On Friday, Fisher claimed to have hacked the bank in 2016 and proposed a "Hacktivist Bug Hunting Program" that would offer bounties of up to $100,000 to those who hacked and dumped documents "in the public interest" from companies such as "South America, Israeli spyware vendor NSO Group, and oil company Halliburton." The document (which is full of references to Cult of the Dead Cow text files) also outlines a series of techniques for compromising bank security and exfiltrating money.

Cayman National Bank and Trust has confirmed that it suffered a breach.

The Distributed Denial of Secrets tweet links to a slow and overloaded server said to have the files from the breach; an associated torrent file promises access to the same data.

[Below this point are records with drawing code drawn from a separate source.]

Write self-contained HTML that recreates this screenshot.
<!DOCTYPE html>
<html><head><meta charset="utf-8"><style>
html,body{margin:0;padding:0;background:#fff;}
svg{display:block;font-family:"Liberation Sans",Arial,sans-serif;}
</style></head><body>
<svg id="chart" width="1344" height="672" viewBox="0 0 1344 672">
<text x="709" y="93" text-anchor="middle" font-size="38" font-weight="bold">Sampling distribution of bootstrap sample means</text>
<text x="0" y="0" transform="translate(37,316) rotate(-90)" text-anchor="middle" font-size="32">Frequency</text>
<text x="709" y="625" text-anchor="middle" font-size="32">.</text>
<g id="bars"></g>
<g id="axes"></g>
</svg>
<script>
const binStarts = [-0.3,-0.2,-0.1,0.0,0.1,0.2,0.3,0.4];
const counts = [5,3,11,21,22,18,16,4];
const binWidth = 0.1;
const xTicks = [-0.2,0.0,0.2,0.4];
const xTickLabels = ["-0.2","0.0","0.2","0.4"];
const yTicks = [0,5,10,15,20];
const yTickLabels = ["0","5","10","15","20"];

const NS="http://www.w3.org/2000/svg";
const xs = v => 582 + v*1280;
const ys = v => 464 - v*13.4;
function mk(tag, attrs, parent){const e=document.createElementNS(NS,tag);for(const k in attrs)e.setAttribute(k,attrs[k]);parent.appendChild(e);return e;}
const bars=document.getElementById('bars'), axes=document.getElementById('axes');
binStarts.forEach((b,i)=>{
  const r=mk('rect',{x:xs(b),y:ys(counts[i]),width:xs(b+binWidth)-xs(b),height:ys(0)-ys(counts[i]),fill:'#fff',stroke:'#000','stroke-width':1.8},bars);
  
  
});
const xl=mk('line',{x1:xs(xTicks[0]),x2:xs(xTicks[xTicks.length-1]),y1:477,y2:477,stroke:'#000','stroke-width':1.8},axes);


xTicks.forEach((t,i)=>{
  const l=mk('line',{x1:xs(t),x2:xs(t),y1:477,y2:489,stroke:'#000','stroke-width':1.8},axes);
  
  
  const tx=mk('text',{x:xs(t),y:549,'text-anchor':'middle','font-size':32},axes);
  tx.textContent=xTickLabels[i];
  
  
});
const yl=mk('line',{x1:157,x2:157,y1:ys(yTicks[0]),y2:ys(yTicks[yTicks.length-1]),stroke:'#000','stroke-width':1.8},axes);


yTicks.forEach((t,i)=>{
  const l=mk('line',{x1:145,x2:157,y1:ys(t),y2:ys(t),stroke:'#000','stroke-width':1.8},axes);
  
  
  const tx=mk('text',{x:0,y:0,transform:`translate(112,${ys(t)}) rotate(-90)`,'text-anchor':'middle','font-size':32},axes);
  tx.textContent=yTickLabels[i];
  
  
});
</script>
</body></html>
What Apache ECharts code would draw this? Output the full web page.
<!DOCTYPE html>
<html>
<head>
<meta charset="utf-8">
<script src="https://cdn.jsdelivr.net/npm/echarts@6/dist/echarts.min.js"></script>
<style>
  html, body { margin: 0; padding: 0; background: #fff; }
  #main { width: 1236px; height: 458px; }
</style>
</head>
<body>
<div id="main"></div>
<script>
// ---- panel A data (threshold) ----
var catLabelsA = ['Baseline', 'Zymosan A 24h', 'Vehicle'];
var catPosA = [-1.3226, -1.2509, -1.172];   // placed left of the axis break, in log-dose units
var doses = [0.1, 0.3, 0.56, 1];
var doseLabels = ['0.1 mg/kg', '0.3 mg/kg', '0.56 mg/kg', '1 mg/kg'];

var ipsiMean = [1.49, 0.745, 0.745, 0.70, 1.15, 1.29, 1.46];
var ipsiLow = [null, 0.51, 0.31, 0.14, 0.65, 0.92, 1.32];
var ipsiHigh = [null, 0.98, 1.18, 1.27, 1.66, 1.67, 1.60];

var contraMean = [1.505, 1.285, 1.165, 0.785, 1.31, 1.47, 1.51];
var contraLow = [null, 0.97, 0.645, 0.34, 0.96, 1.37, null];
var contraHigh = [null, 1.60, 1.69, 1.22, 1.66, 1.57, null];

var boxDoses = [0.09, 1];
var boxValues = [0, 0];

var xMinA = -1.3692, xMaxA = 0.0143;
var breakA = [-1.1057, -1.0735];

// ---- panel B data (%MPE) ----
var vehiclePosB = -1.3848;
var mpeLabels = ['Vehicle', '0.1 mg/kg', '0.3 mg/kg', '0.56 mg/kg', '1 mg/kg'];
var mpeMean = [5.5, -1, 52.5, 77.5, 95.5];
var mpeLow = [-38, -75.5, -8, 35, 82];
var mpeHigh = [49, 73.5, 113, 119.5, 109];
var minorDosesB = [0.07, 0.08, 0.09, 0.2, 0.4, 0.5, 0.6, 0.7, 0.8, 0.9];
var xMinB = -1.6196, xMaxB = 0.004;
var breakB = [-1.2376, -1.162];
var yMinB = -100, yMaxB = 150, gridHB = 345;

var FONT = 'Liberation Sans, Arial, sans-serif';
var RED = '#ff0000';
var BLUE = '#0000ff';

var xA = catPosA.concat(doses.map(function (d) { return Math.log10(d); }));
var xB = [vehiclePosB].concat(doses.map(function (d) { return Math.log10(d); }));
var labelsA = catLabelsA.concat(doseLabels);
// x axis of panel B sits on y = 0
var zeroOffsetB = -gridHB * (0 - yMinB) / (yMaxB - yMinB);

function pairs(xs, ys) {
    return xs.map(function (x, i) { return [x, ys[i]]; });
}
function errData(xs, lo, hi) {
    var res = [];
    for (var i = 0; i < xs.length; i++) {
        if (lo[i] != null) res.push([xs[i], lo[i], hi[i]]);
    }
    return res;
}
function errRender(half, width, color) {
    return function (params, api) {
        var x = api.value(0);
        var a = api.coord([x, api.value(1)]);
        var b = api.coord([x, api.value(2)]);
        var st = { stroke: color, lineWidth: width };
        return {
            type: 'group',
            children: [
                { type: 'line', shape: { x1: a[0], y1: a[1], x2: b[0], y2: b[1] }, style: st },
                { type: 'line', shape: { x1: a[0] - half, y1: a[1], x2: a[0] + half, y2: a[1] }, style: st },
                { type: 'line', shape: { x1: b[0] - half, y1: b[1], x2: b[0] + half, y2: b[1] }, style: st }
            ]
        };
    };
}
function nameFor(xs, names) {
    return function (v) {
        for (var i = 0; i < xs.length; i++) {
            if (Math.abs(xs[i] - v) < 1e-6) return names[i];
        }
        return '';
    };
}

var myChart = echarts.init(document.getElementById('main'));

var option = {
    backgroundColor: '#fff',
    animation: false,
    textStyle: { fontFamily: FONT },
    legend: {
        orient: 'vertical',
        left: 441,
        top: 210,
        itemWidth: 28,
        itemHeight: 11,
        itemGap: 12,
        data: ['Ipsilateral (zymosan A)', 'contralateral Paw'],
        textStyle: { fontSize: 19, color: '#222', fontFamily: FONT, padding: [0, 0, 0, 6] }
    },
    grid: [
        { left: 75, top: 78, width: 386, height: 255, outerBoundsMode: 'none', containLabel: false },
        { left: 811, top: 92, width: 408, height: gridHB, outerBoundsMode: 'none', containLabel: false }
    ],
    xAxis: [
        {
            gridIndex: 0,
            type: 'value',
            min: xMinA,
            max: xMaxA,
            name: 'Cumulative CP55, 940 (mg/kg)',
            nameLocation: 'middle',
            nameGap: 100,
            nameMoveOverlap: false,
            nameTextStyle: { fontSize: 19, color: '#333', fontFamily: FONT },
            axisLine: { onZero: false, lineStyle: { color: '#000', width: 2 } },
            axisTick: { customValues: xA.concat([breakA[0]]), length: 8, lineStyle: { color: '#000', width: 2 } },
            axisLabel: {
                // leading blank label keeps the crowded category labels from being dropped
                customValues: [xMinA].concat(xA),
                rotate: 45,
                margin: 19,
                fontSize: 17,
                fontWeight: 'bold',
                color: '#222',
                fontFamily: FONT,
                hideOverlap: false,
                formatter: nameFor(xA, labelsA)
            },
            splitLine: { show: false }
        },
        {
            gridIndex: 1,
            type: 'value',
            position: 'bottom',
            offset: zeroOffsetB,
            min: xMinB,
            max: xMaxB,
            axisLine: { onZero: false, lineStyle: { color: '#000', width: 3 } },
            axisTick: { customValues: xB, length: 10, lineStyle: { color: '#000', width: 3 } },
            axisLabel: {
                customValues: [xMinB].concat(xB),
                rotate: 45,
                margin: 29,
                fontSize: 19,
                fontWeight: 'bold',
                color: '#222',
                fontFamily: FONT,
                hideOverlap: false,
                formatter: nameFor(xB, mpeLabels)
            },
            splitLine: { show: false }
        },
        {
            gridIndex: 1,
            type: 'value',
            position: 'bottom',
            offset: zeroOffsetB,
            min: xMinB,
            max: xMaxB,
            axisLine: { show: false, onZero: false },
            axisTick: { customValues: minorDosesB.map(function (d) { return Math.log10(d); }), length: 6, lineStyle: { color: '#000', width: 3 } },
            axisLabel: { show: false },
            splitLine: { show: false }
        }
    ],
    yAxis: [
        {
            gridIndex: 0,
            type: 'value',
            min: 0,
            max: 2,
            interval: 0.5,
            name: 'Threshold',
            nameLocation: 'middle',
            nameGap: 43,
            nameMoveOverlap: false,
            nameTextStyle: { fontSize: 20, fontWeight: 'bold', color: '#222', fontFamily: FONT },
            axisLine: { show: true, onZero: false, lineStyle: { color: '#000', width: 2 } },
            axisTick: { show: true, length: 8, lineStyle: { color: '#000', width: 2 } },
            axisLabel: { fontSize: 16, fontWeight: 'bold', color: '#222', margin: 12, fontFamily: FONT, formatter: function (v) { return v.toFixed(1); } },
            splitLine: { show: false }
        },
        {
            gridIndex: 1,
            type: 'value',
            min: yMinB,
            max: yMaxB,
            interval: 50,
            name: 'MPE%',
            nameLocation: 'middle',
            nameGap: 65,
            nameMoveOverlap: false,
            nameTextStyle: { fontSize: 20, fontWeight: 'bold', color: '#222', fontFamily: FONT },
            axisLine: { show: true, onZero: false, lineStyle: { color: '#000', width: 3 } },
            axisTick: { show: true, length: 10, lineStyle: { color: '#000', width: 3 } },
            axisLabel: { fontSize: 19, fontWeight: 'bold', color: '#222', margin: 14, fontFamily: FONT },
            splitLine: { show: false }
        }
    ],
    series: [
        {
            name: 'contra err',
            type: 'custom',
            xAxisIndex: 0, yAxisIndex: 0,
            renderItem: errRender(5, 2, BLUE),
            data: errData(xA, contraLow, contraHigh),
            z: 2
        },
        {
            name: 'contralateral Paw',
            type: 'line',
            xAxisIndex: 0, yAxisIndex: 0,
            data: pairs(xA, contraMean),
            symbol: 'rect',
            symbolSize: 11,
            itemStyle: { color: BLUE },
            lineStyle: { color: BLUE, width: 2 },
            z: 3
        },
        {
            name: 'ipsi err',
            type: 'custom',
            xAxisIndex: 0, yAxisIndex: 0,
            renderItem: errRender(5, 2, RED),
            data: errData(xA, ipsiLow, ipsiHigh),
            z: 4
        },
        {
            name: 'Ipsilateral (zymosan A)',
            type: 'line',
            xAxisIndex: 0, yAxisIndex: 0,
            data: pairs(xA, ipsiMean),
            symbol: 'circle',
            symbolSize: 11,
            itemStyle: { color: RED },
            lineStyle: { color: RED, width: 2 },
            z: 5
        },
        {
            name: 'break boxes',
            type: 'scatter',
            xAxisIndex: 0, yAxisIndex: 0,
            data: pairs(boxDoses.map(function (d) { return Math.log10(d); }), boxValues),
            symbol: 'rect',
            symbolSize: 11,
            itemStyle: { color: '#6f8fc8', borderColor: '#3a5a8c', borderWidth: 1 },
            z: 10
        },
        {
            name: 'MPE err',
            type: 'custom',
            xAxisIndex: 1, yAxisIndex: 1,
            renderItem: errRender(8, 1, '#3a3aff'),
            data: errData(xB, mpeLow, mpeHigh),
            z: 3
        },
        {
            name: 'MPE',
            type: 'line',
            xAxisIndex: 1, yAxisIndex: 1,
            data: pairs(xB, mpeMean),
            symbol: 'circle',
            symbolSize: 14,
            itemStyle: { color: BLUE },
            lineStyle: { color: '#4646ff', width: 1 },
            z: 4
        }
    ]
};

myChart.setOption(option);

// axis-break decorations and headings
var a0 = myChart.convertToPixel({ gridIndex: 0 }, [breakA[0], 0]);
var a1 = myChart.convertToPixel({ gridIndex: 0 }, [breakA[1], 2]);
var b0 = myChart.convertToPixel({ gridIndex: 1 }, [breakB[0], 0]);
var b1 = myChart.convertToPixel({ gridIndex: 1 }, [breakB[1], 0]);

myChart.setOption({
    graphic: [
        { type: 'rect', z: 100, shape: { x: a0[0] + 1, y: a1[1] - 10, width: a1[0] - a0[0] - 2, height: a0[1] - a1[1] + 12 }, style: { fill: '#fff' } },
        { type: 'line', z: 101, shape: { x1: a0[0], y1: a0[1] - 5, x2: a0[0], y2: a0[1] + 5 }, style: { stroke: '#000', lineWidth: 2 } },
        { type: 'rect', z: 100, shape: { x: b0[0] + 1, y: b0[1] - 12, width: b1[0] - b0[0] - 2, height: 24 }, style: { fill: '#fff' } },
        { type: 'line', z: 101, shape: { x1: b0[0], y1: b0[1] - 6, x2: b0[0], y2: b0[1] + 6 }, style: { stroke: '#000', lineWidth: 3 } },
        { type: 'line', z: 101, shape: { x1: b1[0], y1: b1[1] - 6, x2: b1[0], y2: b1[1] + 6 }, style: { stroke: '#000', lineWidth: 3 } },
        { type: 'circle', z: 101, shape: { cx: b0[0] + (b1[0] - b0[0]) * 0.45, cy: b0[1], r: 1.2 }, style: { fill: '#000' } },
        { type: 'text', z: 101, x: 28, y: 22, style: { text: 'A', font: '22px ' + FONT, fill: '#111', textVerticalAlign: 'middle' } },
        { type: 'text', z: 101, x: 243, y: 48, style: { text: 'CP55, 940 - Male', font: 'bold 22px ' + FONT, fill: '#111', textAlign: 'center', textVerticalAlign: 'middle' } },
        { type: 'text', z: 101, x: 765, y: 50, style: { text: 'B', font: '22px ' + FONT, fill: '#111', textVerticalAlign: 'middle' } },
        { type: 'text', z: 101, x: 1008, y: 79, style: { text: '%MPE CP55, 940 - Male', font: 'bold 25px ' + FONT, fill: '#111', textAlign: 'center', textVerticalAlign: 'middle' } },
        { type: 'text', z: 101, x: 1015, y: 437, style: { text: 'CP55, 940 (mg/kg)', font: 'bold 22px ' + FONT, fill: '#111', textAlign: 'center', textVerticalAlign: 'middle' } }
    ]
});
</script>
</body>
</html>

In a Spanish-language "Hack Back" document released with the data, mirrored here in English translation, a person using the pen-name "Subcowmandante Marcos" (presumed to be Fisher) describes their motives: "As long as there is injustice, exploitation, alienation, violence and the ecological destruction, there will come many more like me: an endless series of people who will reject as illegitimate the bad system responsible for this suffering."

Distributed Denial of Secrets founder Emma Best dedicated the leak Anonymous activist to Jeremy Hammond (previously), who was sentenced to 10 years in prison for his role in hacking and dumping the private intelligence contractor Stratfor.

The Twitter thread associated with the leaks promises "an unprecedented look inside the operations (up to a month ago) of an international bank catering to the rich and powerful and those seeking to hide their activities, as well as of the banking system itself.

Phisher's manifesto implies that the attack netted more than documents, and may have included the exfiltration of large sums of money. The announcement was tied to the centenary of a politically motivated robbery in Argentina undertaken to exact revenge for the Semana Tragica, a weeklong slaughter of radicals.